Namun terlepas dari pengalaman masa lalu, hasil penelitian AJI adalah sesuatu yang menyedihkan, karena kondisi yang dialami jurnalis perempuan adalah kondisi yang dialami pekerja kantoran perempuan lainnya – terutama bagi pekerja kontrak (out-sourcing) dan jenis pekerjaan mereka masuk dalam lingkup pekerjaan yang mengharuskan mereka bekerja malam hari
Hasil penelitian AJI terasa mengejutkan karena ternyata pekerja media pun mengalami hal yang sama – tidak semua pastinya, tergantung dari perusahaan dimana mereka bernaung – sementara media adalah salah satu alat untuk menyiarkan kebenaran untuk kepentingan masyarakat banyak.
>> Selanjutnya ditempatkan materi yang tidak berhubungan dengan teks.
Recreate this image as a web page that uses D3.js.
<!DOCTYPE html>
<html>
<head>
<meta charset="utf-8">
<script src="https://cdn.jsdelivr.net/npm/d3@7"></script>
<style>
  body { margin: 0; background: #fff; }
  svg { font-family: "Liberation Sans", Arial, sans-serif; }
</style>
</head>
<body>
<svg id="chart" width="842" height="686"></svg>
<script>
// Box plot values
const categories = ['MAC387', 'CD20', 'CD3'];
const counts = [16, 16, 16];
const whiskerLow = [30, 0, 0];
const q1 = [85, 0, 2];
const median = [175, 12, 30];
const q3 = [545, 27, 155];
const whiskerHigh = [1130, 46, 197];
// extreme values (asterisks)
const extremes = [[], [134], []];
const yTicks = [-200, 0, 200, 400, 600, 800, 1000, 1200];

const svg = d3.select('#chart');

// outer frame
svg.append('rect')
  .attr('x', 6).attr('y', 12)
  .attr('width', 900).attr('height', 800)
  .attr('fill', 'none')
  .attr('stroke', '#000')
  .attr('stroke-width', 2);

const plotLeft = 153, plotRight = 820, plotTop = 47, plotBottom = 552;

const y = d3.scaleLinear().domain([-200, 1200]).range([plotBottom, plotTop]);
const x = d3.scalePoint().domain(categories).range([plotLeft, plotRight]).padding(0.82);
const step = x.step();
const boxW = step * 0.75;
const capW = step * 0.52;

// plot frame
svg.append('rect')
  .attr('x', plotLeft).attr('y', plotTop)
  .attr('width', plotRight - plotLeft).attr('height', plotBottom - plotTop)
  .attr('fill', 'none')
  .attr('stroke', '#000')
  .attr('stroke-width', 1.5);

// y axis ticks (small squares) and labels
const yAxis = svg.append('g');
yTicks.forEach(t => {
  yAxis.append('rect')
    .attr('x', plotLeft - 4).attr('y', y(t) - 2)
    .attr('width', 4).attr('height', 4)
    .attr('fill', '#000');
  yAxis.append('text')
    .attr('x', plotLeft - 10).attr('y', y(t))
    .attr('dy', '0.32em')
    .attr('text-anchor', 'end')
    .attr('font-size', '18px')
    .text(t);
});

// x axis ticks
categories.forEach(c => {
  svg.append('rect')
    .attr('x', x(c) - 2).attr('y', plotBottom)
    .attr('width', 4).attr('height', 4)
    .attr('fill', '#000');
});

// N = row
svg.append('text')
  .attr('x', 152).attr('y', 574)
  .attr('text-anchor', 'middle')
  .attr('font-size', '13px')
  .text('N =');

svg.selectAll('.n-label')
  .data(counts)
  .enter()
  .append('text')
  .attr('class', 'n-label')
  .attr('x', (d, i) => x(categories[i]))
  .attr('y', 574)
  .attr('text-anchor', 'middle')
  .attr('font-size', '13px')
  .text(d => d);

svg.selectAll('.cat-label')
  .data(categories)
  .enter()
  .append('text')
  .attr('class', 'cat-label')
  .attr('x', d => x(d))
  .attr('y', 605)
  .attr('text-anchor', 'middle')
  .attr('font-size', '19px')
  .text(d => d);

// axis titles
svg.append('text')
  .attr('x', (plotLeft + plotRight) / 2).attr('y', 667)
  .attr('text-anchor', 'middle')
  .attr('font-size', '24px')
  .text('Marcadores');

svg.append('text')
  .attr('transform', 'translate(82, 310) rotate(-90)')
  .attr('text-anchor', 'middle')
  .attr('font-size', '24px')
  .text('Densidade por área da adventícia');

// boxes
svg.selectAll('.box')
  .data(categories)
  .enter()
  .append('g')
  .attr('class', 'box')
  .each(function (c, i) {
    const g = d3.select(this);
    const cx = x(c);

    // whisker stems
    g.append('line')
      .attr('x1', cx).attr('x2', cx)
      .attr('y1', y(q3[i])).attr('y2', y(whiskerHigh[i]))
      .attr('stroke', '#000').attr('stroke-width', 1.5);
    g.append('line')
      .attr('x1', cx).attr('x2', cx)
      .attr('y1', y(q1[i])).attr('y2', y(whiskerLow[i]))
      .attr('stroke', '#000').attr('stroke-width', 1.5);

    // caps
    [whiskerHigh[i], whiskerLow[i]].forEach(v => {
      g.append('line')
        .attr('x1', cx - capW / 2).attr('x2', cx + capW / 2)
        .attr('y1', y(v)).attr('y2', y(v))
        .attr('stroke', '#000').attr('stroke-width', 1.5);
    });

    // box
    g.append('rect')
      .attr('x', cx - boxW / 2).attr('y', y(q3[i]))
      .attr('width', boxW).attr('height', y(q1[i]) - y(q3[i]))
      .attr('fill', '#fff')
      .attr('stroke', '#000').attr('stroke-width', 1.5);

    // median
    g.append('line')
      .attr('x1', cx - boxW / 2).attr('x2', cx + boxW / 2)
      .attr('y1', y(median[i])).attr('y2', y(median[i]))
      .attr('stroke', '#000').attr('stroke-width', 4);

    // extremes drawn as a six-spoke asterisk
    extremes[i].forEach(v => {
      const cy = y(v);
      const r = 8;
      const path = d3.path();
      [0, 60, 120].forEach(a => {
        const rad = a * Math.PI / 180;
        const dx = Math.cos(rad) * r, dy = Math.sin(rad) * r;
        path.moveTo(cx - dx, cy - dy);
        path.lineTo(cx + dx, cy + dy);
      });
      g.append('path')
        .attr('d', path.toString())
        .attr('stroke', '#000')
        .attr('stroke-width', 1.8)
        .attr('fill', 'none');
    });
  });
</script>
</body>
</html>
Penelitian itu pun di satu sisi memperlihatkan bahwa kondisi perempuan sebagai “obyek” tidak pandang bulu, entah itu TKI, entah itu pekerja kantoran, entah itu jurnalis, entah itu artis, entah itu rakyat jelata, siapa pun dalam skala kecil atau besar pasti pernah masuk dalam kategori “obyek” tersebut.
Jika sudah seperti itu siapa yang harus disalahkan ?
Saya jadi teringat pembicaraan saya beberapa waktu lalu dengan seorang teman, saat itu dalam pembicaran tersebut rekan saya berpendapat bahwa dalam kondisi dimana uang berbicara, dimana keuntungan materi lebih berkuasa, maka sampai kapan pun situasi tidak akan berpihak kepada mereka yang lemah.
Rekomendasi AJI pun pada akhirnya hanya akan berhenti sebatas rekomendasi, karena gaungnya pun tetap kalah dengan kekuasaan pemilik media.
Begitu juga dengan kondisi para perempuan pekerja kantoran lainnya – mengingat kondisi yang dialami jurnalis perempuan pun dialami perempuan yang berstatus sebagai pekerja – sampai kapan pun peraturan ketenagakerjaan tidak akan berpihak selama kekuasaan tetap berada di tangan para pemilik perusahaan.
Peraturan ataupun pengaturan undang-undang yang lebih berpihak hanya dapat terjadi, jika peraturan yang dikeluarkan oleh Kementerian Negara Pemberdayaan Perempuan dan Perlindungan Anak tidaklah sekedar peraturan tertulis yang penerapannya tidak terpantau.